Violence and Commemoration
The Soviet Union was born the child of autocratic tsarism and conspiratorial Bolshevism, who had war and civil war as the midwifes. Political violence ran through the Soviet Union from its inception and would remain a distinct feature of it throughout its existence. Political violence came in the form of secret police and labor camps for dissidents as well as the excesses of the 1930s, when Stalin starved Ukraine (the Holodomor or “hunger death”) and subjected 1.5 million citizens to arbitrary trials for their alleged political crimes. Almost half of the detained were executed. The Soviet citizens developed an impressive resilience towards this kind of terror and violence, which is probably the only explanation for them to make it through the shock of World War II. The Soviet Union took heavier military and civilian losses than any other country, but still bounced back and defeated the invaders.
The October Revolution remained the proudest achievement of the Communist Party. It was central to the official Soviet interpretation of history and to public commemoration. The latter changed in the 1960s. By then, most participants of the revolution were dead. Socialism had lost its shine to many people after Stalin’s excesses and his successors’ interventions in allied states who wanted re-interpret socialism (Hungary 1956 and Czechoslovakia 1968), so the Soviet leadership needed a different idea with which they could mobilize the masses. They turned to patriotism and made World War II the new focus of public commemoration. The Soviet leaders remained committed to the revolution, however, and until the very end each of them was compelled to argue that his political plans were in line with the revolution and what Lenin would have done.
Board Games about the Russian Civil War
To my knowledge, there is no board game about the fateful days of October 1917 in Petrograd. Some war games, however, deal with the Civil War that followed. The peculiar nature of the conflict has translated into some remarkable out-of-the-box thinking in these games.
One of these peculiar approaches is found in Soviet Dawn (Victory Point Games, Darin A. Leviloff). It is the first game in the States of Siege series of solo games with the player in a desperate position (other games of this series feature the Confederacy in the Civil War or Imperial Japan in World War II). The player must fend off various threats to Soviet rule and survive both militarily and politically, always feeling the desperation the Bolsheviks must have experienced while they pulled off one of the more memorable against-the-odds coups of history.

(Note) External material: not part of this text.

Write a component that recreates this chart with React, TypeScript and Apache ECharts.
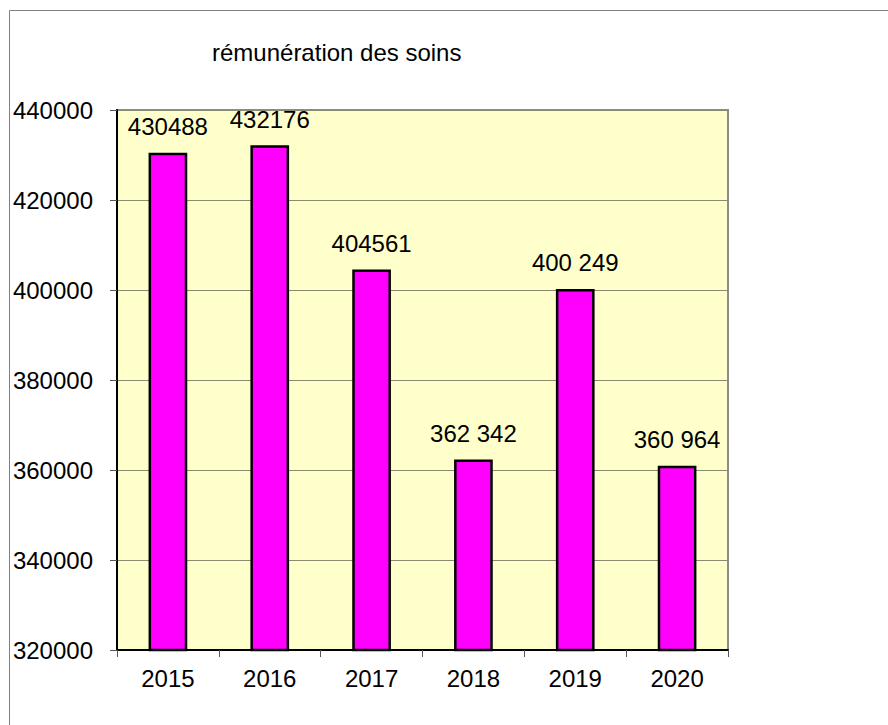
import React, { useEffect, useRef } from "react";
import * as echarts from "echarts";

const categories = ["2015", "2016", "2017", "2018", "2019", "2020"];
const values = [430488, 432176, 404561, 362342, 400249, 360964];
const valueLabels = ["430488", "432176", "404561", "362 342", "400 249", "360 964"];
const titleText = "rémunération des soins";

const FONT = "'Liberation Sans', Arial, sans-serif";

export default function App() {
  const ref = useRef<HTMLDivElement>(null);
  useEffect(() => {
    if (!ref.current) return;
    const chart = echarts.init(ref.current, null, { renderer: "svg" });
    chart.setOption({
      animation: false,
      backgroundColor: "#ffffff",
      title: {
        text: titleText,
        left: 207,
        top: 35,
        textStyle: { fontFamily: FONT, fontSize: 24, fontWeight: "normal", color: "#000" },
      },
      graphic: [
        {
          type: "rect",
          shape: { x: 9.5, y: 10.5, width: 900, height: 800 },
          style: { fill: "none", stroke: "#808080", lineWidth: 1 },
          silent: true,
        },
      ],
      grid: {
        left: 117,
        top: 110,
        right: 160,
        bottom: 75,
        show: true,
        backgroundColor: "#FFFFCC",
        borderColor: "#8c8c8c",
        borderWidth: 2,
      },
      xAxis: {
        type: "category",
        data: categories,
        axisLine: { show: true, lineStyle: { color: "#000", width: 2 } },
        axisTick: { show: true, length: 7, lineStyle: { color: "#555", width: 1 } },
        axisLabel: { fontFamily: FONT, fontSize: 24, color: "#000", margin: 16 },
      },
      yAxis: {
        type: "value",
        min: 320000,
        max: 440000,
        interval: 20000,
        axisLine: { show: true, lineStyle: { color: "#000", width: 2 } },
        axisTick: { show: true, length: 7, lineStyle: { color: "#555", width: 1 } },
        splitLine: { show: true, lineStyle: { color: "#8a8a70", width: 1 } },
        axisLabel: {
          fontFamily: FONT,
          fontSize: 24,
          color: "#000",
          margin: 24,
          formatter: (v: number) => String(v),
        },
      },
      series: [
        {
          type: "bar",
          data: values.map((v, i) => ({
            value: v,
            label: { formatter: valueLabels[i] },
          })),
          barWidth: "38%",
          itemStyle: { color: "#FF00FF", borderColor: "#000", borderWidth: 2.5 },
          label: {
            show: true,
            position: "top",
            distance: 14,
            fontFamily: FONT,
            fontSize: 24,
            color: "#000",
          },
        },
      ],
    });
    return () => chart.dispose();
  }, []);
  return (
    <div
      ref={ref}
      style={{ position: "fixed", left: 0, top: 0, width: 888, height: 725 }}
    />
  );
}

The opposite in terms of player count is Russian Civil War (SPI, Jim Dunnigan). Now both the publisher and the designer are mostly famous for defining the genre conventions of war games, not so much for straying from these conventions, but for Russian Civil War they just threw all their regular design principles straight out of the window. The game works with one to six players, but follows a “the more, the merrier” approach. The map is subdivided into irregular areas instead of hexes. The players don’t control one faction each, but can take control of units of any faction with which they have some degree of political connection. If it seems expedient, they can set up their own units for disaster – or even attack them themselves with another faction they control to score points for that faction or stop another player is more invested in the attacked faction from winning. The result is a game almost as messy and chaotic as the Civil War itself.
A somewhat more conventional approach is Reds! (GMT Games, Ted Raicer). Two players fight as Reds and Whites, with the Whites winning if they can keep the Reds from dominating long enough. What makes it special (and captures the spirit of the Russian Civil War) are two things: First, the low counter density – a large map is filled with relatively few units, so that local success can result in bold follow-up moves. Secondly, the game forces the strategically defensive White army to go on tactical offensives in order to convince the Allied intervention forces to stay because they believe the Whites can actually win.
Reformation 500 or October Revolution Centennial – which do you think is the more influential event for our times? And what is your favorite game on either? Let me know in the comments!
A fascinating eyewitness account of the October Revolution is John Reed’s Ten Days That Shook the World, which you can find online here. Bear in mind that Reed had strong sympathies for the Bolsheviks and co-founded the Communist Labor Party of America when he returned from Russia.
If you’re looking for a detailed, but engagingly written account of the revolution including its context and ramifications as well as biographical details of many of the protagonists, turn to Figes, Orlando: A People’s Tragedy. The Russian Revolution, 1891—1924, Cape, London 1996.
1. Other names for the October Revolution are Russian Revolution, Bolshevik Revolution, or, in Soviet propaganda, Great Socialist October Revolution (or simply Red October).
2. Later: Leningrad. Traditionally and today again: St. Petersburg.
3. Russia still employed the Julian calendar instead of the Gregorian one in 1917. Depending on which calendar is used, the same event has two different dates. This article uses the Julian dates to keep in line with the Russian customs from which the names of some events (February Revolution, October Revolution) are derived.
4. Notice how each of the three demands especially targeted one of the three groups the Bolsheviks wanted to sway to their side: Peace for the weary soldiers, land for the impoverished farmers, bread for the urban workers.
5. Conveniently enough, Lenin was a pragmatic opportunist who had advocated or pursued most political courses one or the other time, so a plethora of different and contradictory positions could rhetorically be marked with his seal of approval: Lenin had centralized the economy during the Civil War, but later he had also introduced limited market-based mechanisms. Lenin had advocated for class struggle and world revolution, but he had also known when to strike a deal with the enemy (see Brest-Litovsk) and even accepted investment from Henry Ford to build a modern automotive factory in the Soviet Union.